After driving the LS longer and harder than I plan to, I slip into the rear seat, which is where most owners will spend a lot of time. And there are plenty of clever bits here too. For one, the rear seats look like individual thrones with a bulky arm rest in the center. But Lexus has built in some flexibility as well; you can flip the armrest up and seat three across the rear bench. And then there’s the rear seat itself. Dial up the touch controls on the armrest and you can flip the seat back and recline it to seriously obtuse 48 degrees – the best in class. The front seats slide away and fold down, and if you really want to relax, you can cool the seats and dial up a massage. Lexus apparently worked with Shiatsu massage experts from Japan to get the degree of thumb-like pressure right in the right places, something you can even adjust the intensity of. You can have targeted heat to your shoulder or your back to enhance the experience and choose from five different massage functions.

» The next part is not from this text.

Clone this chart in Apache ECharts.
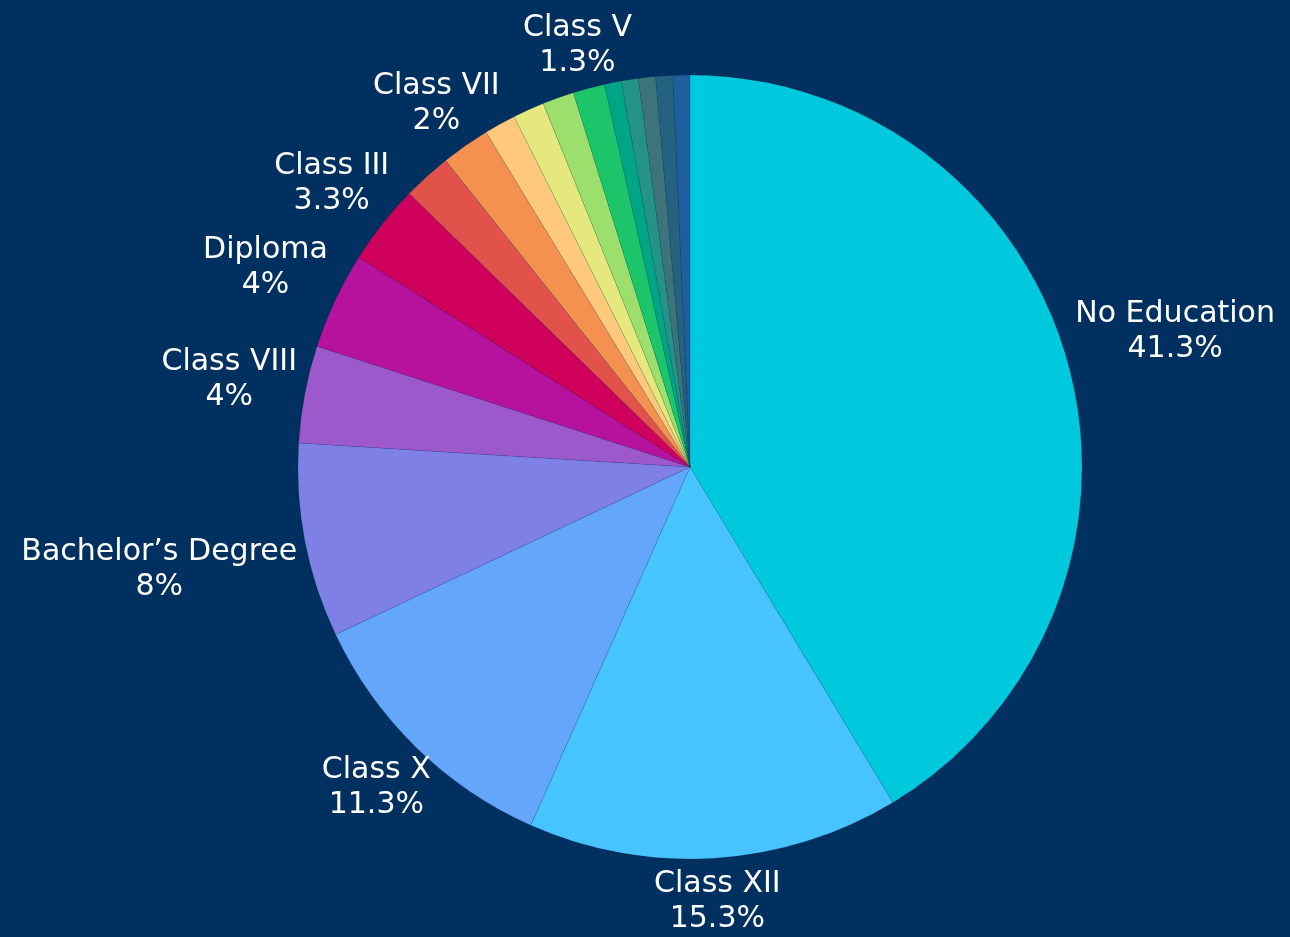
<!DOCTYPE html>
<html>
<head>
<meta charset="utf-8">
<title>Education</title>
<script src="https://cdn.jsdelivr.net/npm/echarts@6/dist/echarts.min.js"></script>
<style>
    html, body { margin: 0; padding: 0; background: #003060; }
    #chart0 { width: 1290px; height: 937px; }
</style>
</head>
<body>
<div id="chart0"></div>
<script>
// data (percent)
var names = ["No Education", "Class XII", "Class X", "Bachelor’s Degree", "Class VIII", "Diploma", "Class III",
    "Class IX", "Class VII", "Class VI", "Class IV", "Class XI", "Class V",
    "Class II", "Class I", "Master’s Degree", "ITI", "Doctorate"];
var values = [41.3, 15.3, 11.3, 8, 4, 4, 3.3,
    2, 2, 1.3, 1.3, 1.3, 1.3,
    0.7, 0.7, 0.7, 0.7, 0.7];
var colors = ["#00c9dd", "#47c3fd", "#64a6f9", "#7e80e5", "#9b59cb", "#b7129e", "#cf005c",
    "#e0524a", "#f59150", "#fec97a", "#e5e87c", "#9cdf6c", "#1cc46a",
    "#00a585", "#249287", "#3d7479", "#24627f", "#1e5e9c"];
// labels that are not drawn in the picture (too small)
var hiddenLabels = ["Class IX", "Class VI", "Class IV", "Class XI", "Class II", "Class I", "Master’s Degree", "ITI", "Doctorate"];

var cx = 690, cy = 467, R = 392, gap = 8;

var total = 0;
for (var i = 0; i < values.length; i++) total += values[i];

// middle angle of a slice, clockwise from 12 o'clock
function midAngle(idx) {
    var before = 0;
    for (var j = 0; j < idx; j++) before += values[j];
    return (before + values[idx] / 2) / total * Math.PI * 2;
}

var pieData = [];
for (var i = 0; i < names.length; i++) {
    var item = { name: names[i], value: values[i], itemStyle: { color: colors[i] } };
    if (hiddenLabels.indexOf(names[i]) >= 0) item.label = { show: false };
    pieData.push(item);
}

var myChart0 = echarts.init(document.getElementById('chart0'));
var option = {
    backgroundColor: '#003060',
    animation: false,
    series: [{
        type: 'pie',
        center: [cx, cy],
        radius: R,
        startAngle: 90,
        clockwise: true,
        avoidLabelOverlap: false,
        itemStyle: { borderColor: 'rgba(0,30,60,0.2)', borderWidth: 0.5 },
        label: {
            show: true,
            position: 'outside',
            color: '#ffffff',
            fontFamily: 'DejaVu Sans',
            fontSize: 30,
            lineHeight: 35,
            formatter: function (p) { return p.name + '\n' + p.value + '%'; }
        },
        labelLine: { show: false },
        // put each label just outside the rim, on the slice's middle ray
        labelLayout: function (params) {
            var a = midAngle(params.dataIndex);
            var s = Math.sin(a), c = Math.cos(a);
            var w = params.labelRect.width / 2, h = params.labelRect.height / 2;
            var t = Math.min(Math.abs(s) > 1e-6 ? w / Math.abs(s) : 1e9, Math.abs(c) > 1e-6 ? h / Math.abs(c) : 1e9);
            var d = R + gap + t;
            return { x: cx + d * s, y: cy - d * c, align: 'center', verticalAlign: 'middle' };
        },
        data: pieData
    }]
};
myChart0.setOption(option, true);
</script>
</body>
</html>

We’ve had an early start, and the Shiatsu function really does feel like it is giving me a deep tissue massage. It’s so good, I’m asleep before I know it, with my colleagues chuckling away as they hear me snoring softly in the rear. And there are other nice touches: the LS lifts up on its air suspension to allow for more comfortable ingress and egress; the climate control system uses a matrix of infrared sensors to measure your body temperature; and the Mark Levinson Reference series audio system has a 16-channel amplifier that delivers such brute force and delicacy, it opens up just about any high-quality audio source and makes you hear bits in a song you’ve never heard before.
There are areas where the LS, however, doesn’t do quite as good a job. No doubt the ride quality is excellent and extremely pliant but it’s not really as supple as that of an S-class. The Lexus doesn’t quite have the hush in the cabin as the Merc and the engine bay isn’t as well insulated either. Also, while I’m at it, let me just say the screen-based interface is infuriatingly difficult to navigate; full of hidden menus and illogical listing, Steve Jobs would have attacked it with a katana.
In the stodgy world of high-end luxury cars, Lexus’ new LS comes as a breath of fresh air, delivering something rarely seen here: a different take on luxury. It may not be as technically proficient as some of its predecessors and it chases objectives that differ from the crowd, but after years of continental fare, shouldn’t you try some sushi?